IIRC, no one ate it.

3 Likes

Around 2004, we were living in New Zealand. Popped the turkey in the oven at 4 am for a slow roast. Went to church at 8am and returned to find the house slightly smokey. We were unable to determine where the smoke was coming from. The turkey was not burning and there seemed to be no source for the smoke.
Around 11:30, with the house becoming progressively more smokey, my husband determined that the cupboard shelf, under the oven was glowing red. It was only then that the smoke alarm started sounding.
I called the fire brigade and asked them if they would mind coming to check. 2 Fire trucks, a removal of an oven and removal of the offending piece of shelf later, we were advised that this fire was the result of the incorrect installation of the oven (in a house we had lived in for 2 years and was about 9 years old.) Apparently this was a frequent call out and we were lucky to not have lost the house.
Christmas lunch was finished in the microwave and stovetop and eaten about 3 hours late. The firemen offered to have us over to theirs if we were unable to rescue lunch.
It gave the teenagers a wonderful Christmas story and us a neurosis for checking how ovens have been installed in every house since then. Particularly when we moved to Western Australia.

8 Likes

I agree. I’ve found a whole ham keeps well and is the perfect stand-by for feeding the summer holiday hoards, plus you get the bone to freeze and use in pea and ham soup later on.

4 Likes

We cooked one of the Coles Finest Beef Rib Eye Roast for dinner last night and it was even better than it looked prior to cooking.

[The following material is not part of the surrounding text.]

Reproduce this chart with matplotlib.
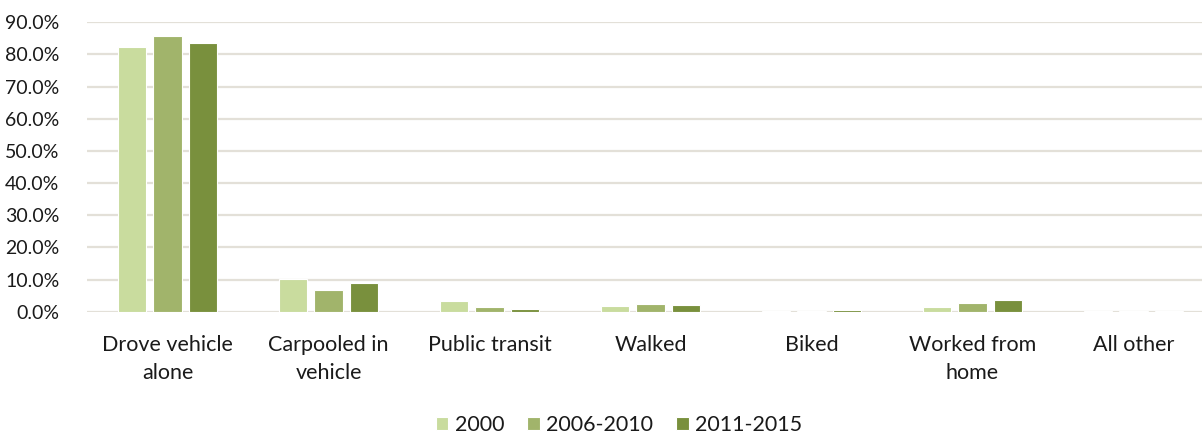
import matplotlib
matplotlib.use("Agg")
import matplotlib.pyplot as plt
import numpy as np
from matplotlib.ticker import FuncFormatter

categories = ["Drove vehicle\nalone", "Carpooled in\nvehicle", "Public transit", "Walked",
              "Biked", "Worked from\nhome", "All other"]
series_names = ["2000", "2006-2010", "2011-2015"]
v2000 = [82.4, 10.1, 3.2, 1.8, 0.1, 1.6, 0.1]
v2006 = [85.8, 6.7, 1.6, 2.4, 0.1, 2.8, 0.3]
v2011 = [83.5, 8.8, 0.8, 2.2, 0.5, 3.5, 0.1]
yticks = [0, 10, 20, 30, 40, 50, 60, 70, 80, 90]

colors = ["#c9dc9e", "#a1b46b", "#79903d"]

plt.rcParams['font.family'] = ['Lato', 'DejaVu Sans']

fig = plt.figure(figsize=(12.02, 4.36), dpi=100)
W, H = 1202, 436
left_px, right_px = 87, 1202
top_px, bot_px = 22.3, 311.7
ax = fig.add_axes([left_px / W, 1 - bot_px / H, (right_px - left_px) / W, (bot_px - top_px) / H])

x = np.arange(len(categories))
step = 0.2205
width = 0.174
for i, (vals, name) in enumerate(zip([v2000, v2006, v2011], series_names)):
    ax.bar(x + (i - 1) * step, vals, width=width, color=colors[i], edgecolor="white",
           linewidth=0.8, label=name, zorder=3)

fs = 15.5
ax.set_ylim(0, 90)
group_px = 161
ax.set_xlim(-0.5, -0.5 + (right_px - left_px) / group_px)
ax.set_yticks(yticks)
ax.yaxis.set_major_formatter(FuncFormatter(lambda v, p: f"{v:.1f}%"))
ax.grid(axis='y', color="#e3e0d8", linewidth=1.6, zorder=0)
ax.set_axisbelow(True)
for s in ax.spines.values():
    s.set_visible(False)
ax.tick_params(axis='both', length=0, colors="#1a1a1a")
ax.tick_params(axis='x', labelsize=fs, pad=17)
ax.tick_params(axis='y', labelsize=14, pad=20)
ax.set_xticks(x)
ax.set_xticklabels(categories, linespacing=1.45)

handles, labels = ax.get_legend_handles_labels()
fig.legend(handles, labels, loc='center', bbox_to_anchor=(619 / W, 1 - 425 / H), ncol=3,
           frameon=False, fontsize=fs, handlelength=0.6, handleheight=0.6,
           handletextpad=0.3, columnspacing=1.05, labelcolor="#1a1a1a")

fig.savefig("out.png", dpi=100)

It was the juciest, most tender beef roast I have ever tasted.

Highly recommended even if paying the full price of $33/kg which is similar in price to non-Angus premium rib eye roasts.

4 Likes

OH YUM!!! Just adding this because the software doesnt like incomplete sentences.

4 Likes

It looks lovely & sounds good but could not afford it on the Pension

1 Like

If you shop at Coles, simply keep an eye out for ones being marked down by their Best Before date.

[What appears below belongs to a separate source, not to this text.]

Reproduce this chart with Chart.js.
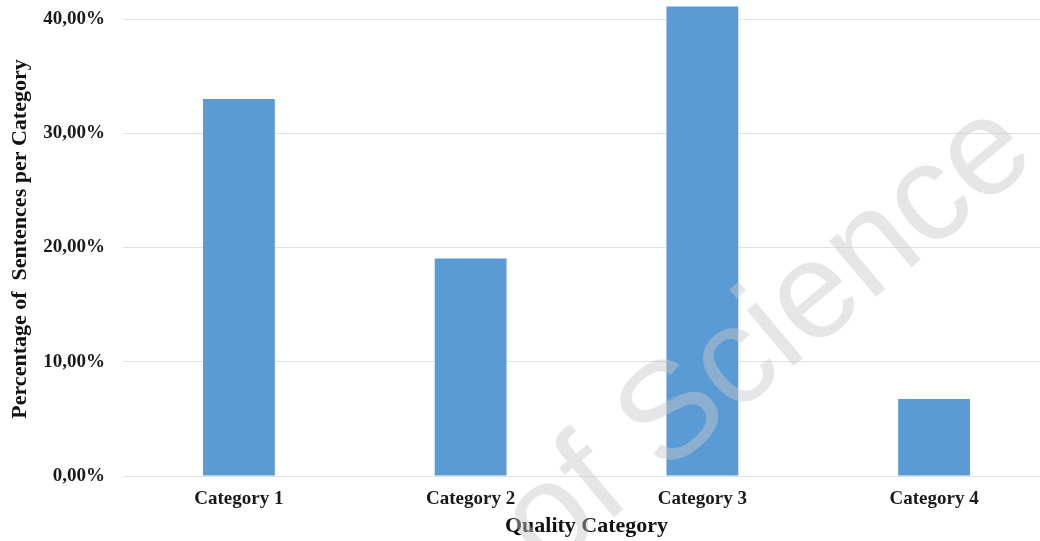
<!DOCTYPE html>
<html>
<head>
<meta charset="utf-8">
<script src="https://cdn.jsdelivr.net/npm/chart.js@4/dist/chart.umd.min.js"></script>
<style>
  html, body { margin: 0; padding: 0; background: #fff; overflow: hidden; }
  #wrap { width: 1050px; height: 541px; }
</style>
</head>
<body>
<div id="wrap"><canvas id="c" width="1050" height="541"></canvas></div>
<script>
// Share of sentences falling into each quality category (percent)
const categories = ['Category 1', 'Category 2', 'Category 3', 'Category 4'];
const sentenceShare = [33.0, 19.05, 41.1, 6.75];
const yTicks = [0, 10, 20, 30, 40];

const serif = '"Liberation Serif", "Times New Roman", serif';

// Faint diagonal watermark across the plot
const watermark = {
  id: 'watermark',
  afterDraw(chart) {
    const ctx = chart.ctx;
    ctx.save();
    ctx.translate(768, 338);
    ctx.rotate(-40 * Math.PI / 180);
    ctx.font = '138px "Liberation Sans", Arial, sans-serif';
    ctx.textAlign = 'center';
    ctx.textBaseline = 'middle';
    ctx.fillStyle = 'rgba(200,200,200,0.45)';
    ctx.fillText('of Science', 0, 0);
    ctx.restore();
  }
};

new Chart(document.getElementById('c'), {
  type: 'bar',
  data: {
    labels: categories,
    datasets: [{
      data: sentenceShare,
      backgroundColor: '#5b9bd5',
      borderWidth: 0,
      barPercentage: 0.31,
      categoryPercentage: 1,
      clip: false
    }]
  },
  options: {
    responsive: false,
    animation: false,
    layout: { padding: { top: 2, left: 0, right: 0, bottom: 0 } },
    plugins: { legend: { display: false }, tooltip: { enabled: false } },
    scales: {
      x: {
        grid: { display: false, drawTicks: false },
        border: { display: false },
        ticks: {
          color: '#1a1a1a',
          padding: 12,
          font: { family: serif, size: 19, weight: 'bold' }
        },
        title: {
          display: true,
          text: 'Quality Category',
          color: '#111',
          padding: { top: 0, bottom: 1 },
          font: { family: serif, size: 22, weight: 'bold' }
        },
        afterFit(s) { s.height = 65; s.paddingLeft = 0; s.paddingRight = 0; }
      },
      y: {
        min: 0,
        max: 41.5,
        grid: { color: '#e2e2e2', lineWidth: 1, drawTicks: false },
        border: { display: false },
        afterBuildTicks(s) { s.ticks = yTicks.map(v => ({ value: v })); },
        ticks: {
          color: '#1a1a1a',
          padding: 18,
          font: { family: serif, size: 19, weight: 'bold' },
          callback: v => v.toFixed(2).replace('.', ',') + '%'
        },
        title: {
          display: true,
          text: 'Percentage of  Sentences per Category',
          color: '#111',
          padding: { top: 7, bottom: 0 },
          font: { family: serif, size: 22, weight: 'bold' }
        },
        afterFit(s) { s.width = 123; s.paddingTop = 0; s.paddingBottom = 0; }
      }
    }
  },
  plugins: [watermark]
});
</script>
</body>
</html>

I have bought a few of the ones pictured for $16.50/kg and some of the boneless rib eye roasts for as little as $7.50/kg

1 Like

Hi everyone, I’ve heard from a reliable source that we’re updating our Christmas food fails article. If you have an anecdote you’d like to share, please add it here.

2 Likes

I remember a, while ago we had a large family Christmas and the kitchen wasn’t completely renovated at relos house it was pretty bad as you mentioned the turkey was half raw but their oven was to small.